As most of you know, Eric and I dated for a grand total of about three months before we got married. We were riding on the “I’m-so-in-looOOOoovve” cloud and didn’t really stop to question the logistics of how we were financially going to handle this union.
I believe the only financial conversation we had after we decided to get married was:
Me: How much money do you make?
Him: <insert amount here>
Me: Oh , I make <insert amount here>. That should be good, right?
Not exactly what you would call in-depth. And as someone who takes pride over excellent financial management, this just goes to show you that Love.Is.Blind. Eric could have told me that he had $50,000 in debt and I still would have married him. Maybe. Just Kidding! Maybe.
(We did go through this book though, and I highly recommend it to get the convo flowing. Although I’m assuming this is stuff most long-term relationships have already discussed.)
I wouldn’t really change anything about our love story, because we’ve learned a lot about each other this past year (He learned I’m not really Mexican because I don’t like spicy food, avocados or raw tomatoes, and I learned that he definitely does not think about finances the same way I do) but if I had to offer any advice to anyone else walking down the aisle, this would be it:
1) Know each other’s debt. And don’t take their word for it. If someone has student loans, a car loan, and credit card debt–you should definitely ask to see bank statements. Not necessarily because the other person is lying, but because someone who has a lot of debt or pays only the minimum balance, might not actually know their true debt. They may only think they know and may be burying their head in the sand when bills come.
2) Start talking about finances before you get married. Most people don’t just blurt out how much money they make on the first date–unless you’re dating an Orange County douche bag who drives a Mercedes and brags about his finances when in reality he’s living off of mommy and daddy. Finances are extremely personal–like religion and politics, you just don’t go there. Start talking about long term goals and what you each expect your lifestyle to be. Who’s the frugal one? Who’s the spender? How often will you be dining out? How much do you expect to save a month?
3) Figure out the cost of living together. For most people, this may be easy if you’re already living together. Eric and I weren’t. I figured our rent would go up when we got our own place, but I didn’t take into account the cost of utilities, or extra food (My grocery bill went from about $100 for lil’ ole me, to about $300-$350 for both of us. Guys eat a lot). Because of this, and because I didn’t really know Eric’s true income until after we were married, we very quickly found ourselves struggling to make ends meet at the end of the month. That’s very stressful.
4) Decide how you’re going to manage finances.
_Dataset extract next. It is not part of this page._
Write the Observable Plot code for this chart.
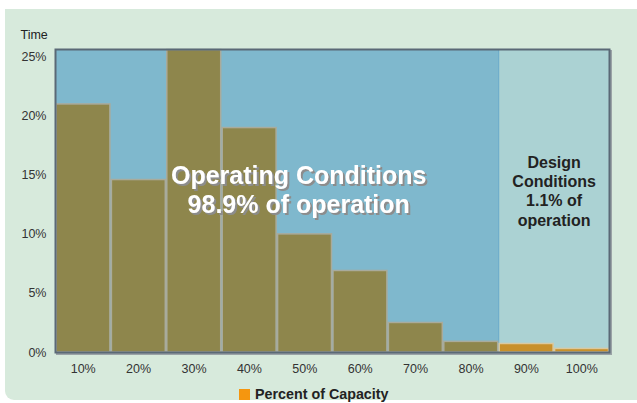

Someone has to do it. But always include the other person. It was unanimously decided I would handle the finances. Not only am I better at it, but I thoroughly enjoy it. Place “Dork” stamp here. However, Eric has full access to all our accounts, and I show him my little notebook where I track all our expenses, and the Excel spreadsheet as well. Me=Super Dork. At the beginning of the month, I give him the monthly run-down of what we need to be careful on, and how much we expect to save. At the end of the month, I tell him how we did. But mostly, he just lets me do my thing–as long as he gets his monthly budget money.
What would you recommend people talk about before they get married?